Healthy years lost due to polluted air in India reduced from 4,138 per 100,000 population in 1990 to 3,022 in 2010, only to remain near constant till 2015 (2,922).
Even in terms of healthy years lost, India fared worst amongst the six countries.
The report's findings -- specifically the estimate of a million deaths in India every year -- were rejected by Environment Minister Anil Dave on February 22.
"There are many serious institutions in India -- NGOs, government organizations -- which do research on this issue," said Dave. "And a proud country always trusts in its own data and takes action on that. (Controlling) air quality is not rocket science. What state governments and local bodies have to do, they have been told a number of times. In the future as well they will be told."
However, Dave's ministry has no studies that link air pollution to death and disability, his officials acknowledged to Mint.
What is not in question is that India's air quality is deteriorating, with even the Environment Ministry releasing on February 21 a list of 94 Indian cities with poor air quality.
About half of the global population lives in areas with PM 2.5 concentrations above the World Health Organisation (WHO) interim target (35 µg/m3), but "nearly all (86 per cent) of the most extreme concentrations (above 75 µg/m3) were experienced by populations in China, India, Pakistan, and Bangladesh", the report said.
The numbers indicating PM 2.5 are population-weighted average concentrations for 2015 -- that is, the PM 2.5 concentration for India is the average of PM 2.5 concentrations at different locations, weighted according to the population.
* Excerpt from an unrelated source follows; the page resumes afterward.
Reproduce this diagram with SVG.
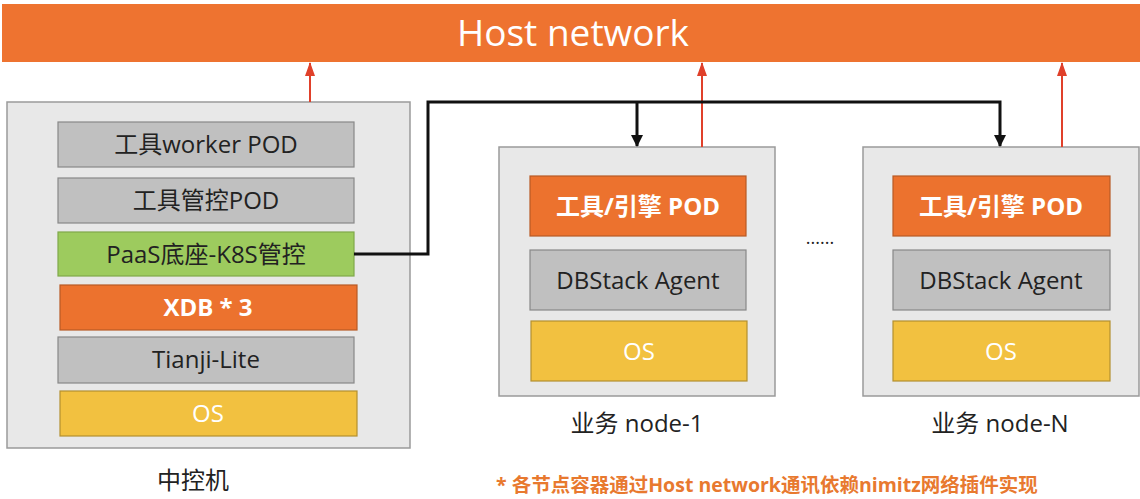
<svg xmlns="http://www.w3.org/2000/svg" width="1140" height="499" viewBox="0 0 1140 499">
<style>
.t{font-family:"Open Sans","Noto Sans CJK SC",sans-serif;text-anchor:middle}
.dark{fill:#222;font-size:24px}
.wb{fill:#fff;font-size:24px;font-weight:bold}
.w{fill:#fff;font-size:24px}
.cont{fill:#e8e8e8;stroke:#9a9a9a;stroke-width:1.5}
.gray{fill:#c0c0c0;stroke:#888;stroke-width:1.2}
.green{fill:#9dcb5e;stroke:#7fa84a;stroke-width:1.2}
.orange{fill:#ec722e;stroke:#b85a25;stroke-width:1.2}
.yellow{fill:#f2c140;stroke:#b39030;stroke-width:1.2}
.red{stroke:#e0402a;stroke-width:2;fill:none}
.blk{stroke:#111;stroke-width:3;fill:none}
</style>
<defs>
<marker id="ar" markerWidth="14" markerHeight="10" refX="13" refY="5" orient="auto" markerUnits="userSpaceOnUse"><path d="M0,0 L14,5 L0,10 z" fill="#e0402a"/></marker>
<marker id="ab" markerWidth="12" markerHeight="12" refX="11" refY="6" orient="auto" markerUnits="userSpaceOnUse"><path d="M0,0 L12,6 L0,12 z" fill="#111"/></marker>
</defs>
<rect x="0" y="0" width="1140" height="499" fill="#fff"/>
<g id="host-network">
<rect x="2" y="4" width="1138" height="58" fill="#ee7330"/>
<text class="t" x="573" y="46" fill="#fff" font-size="37">Host network</text>
</g>
<g id="zhongkongji">
<rect class="cont" x="7" y="102" width="403" height="346"/>
<rect class="gray" x="58" y="122" width="296" height="45"/>
<text class="t dark" x="206" y="153">工具worker POD</text>
<rect class="gray" x="58" y="178" width="296" height="45"/>
<text class="t dark" x="206" y="209">工具管控POD</text>
<rect class="green" x="58" y="232" width="296" height="44"/>
<text class="t dark" x="206" y="263">PaaS底座-K8S管控</text>
<rect class="orange" x="60" y="285" width="297" height="45"/>
<text class="t wb" x="208" y="316">XDB * 3</text>
<rect class="gray" x="58" y="337" width="296" height="46"/>
<text class="t dark" x="206" y="368">Tianji-Lite</text>
<rect class="yellow" x="60" y="391" width="297" height="45"/>
<text class="t w" x="208" y="422">OS</text>
<text class="t dark" x="193" y="489">中控机</text>
</g>
<g id="node-1">
<rect class="cont" x="499" y="147" width="276" height="249"/>
<rect class="orange" x="530" y="176" width="216" height="60"/>
<text class="t wb" x="638" y="215">工具/引擎 POD</text>
<rect class="gray" x="530" y="250" width="216" height="60"/>
<text class="t dark" x="638" y="289">DBStack Agent</text>
<rect class="yellow" x="531" y="321" width="216" height="60"/>
<text class="t w" x="639" y="360">OS</text>
<text class="t dark" x="637" y="432">业务 node-1</text>
</g>
<g id="node-n">
<rect class="cont" x="863" y="147" width="276" height="249"/>
<rect class="orange" x="893" y="176" width="217" height="60"/>
<text class="t wb" x="1001" y="215">工具/引擎 POD</text>
<rect class="gray" x="893" y="250" width="217" height="60"/>
<text class="t dark" x="1001" y="289">DBStack Agent</text>
<rect class="yellow" x="893" y="321" width="217" height="60"/>
<text class="t w" x="1001" y="360">OS</text>
<text class="t dark" x="1000" y="432">业务 node-N</text>
</g>
<text class="t" x="820" y="244" fill="#222" font-size="18">......</text>
<g id="connectors">
<path class="red" d="M310,102 V63" marker-end="url(#ar)"/>
<path class="red" d="M702,147 V63" marker-end="url(#ar)"/>
<path class="red" d="M1062,147 V63" marker-end="url(#ar)"/>
<path class="blk" d="M354,254 H428 V102 H1000 V146" marker-end="url(#ab)"/>
<path class="blk" d="M637,102 V146" marker-end="url(#ab)"/>
</g>
<text x="496" y="492" font-family="Open Sans, Noto Sans CJK SC, sans-serif" font-size="19.5" font-weight="bold" fill="#e8792f">* 各节点容器通过Host network通讯依赖nimitz网络插件实现</text>
</svg>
For example, the population-weighted average of a concentration of 100 µg/m3 in Delhi with 20 million people and 50 µg/m3, say, in Mumbai with 10 million people is not 75 [(100+50)/2], but 83.3 [((100*20)+(50*10))/(20+10)].
Geographically, air was the most polluted in Qatar (107 µg/m3), Saudi Arabia (106 µg/m3), and Egypt (105 µg/m3). But dust, rather than human-induced factors, plays a major role in polluting the air in this part of the world, as it is a desert.
In India, and across the rest of the subcontinent, air pollution is largely caused by human-induced factors like smoke from burning of farm residues, vehicles and power plants.
Unlike developed countries, where healthy years are lost in the 60+ age group, polluted air affects the 15-44 age-group the most in developing nations, a 1997 World Bank study found.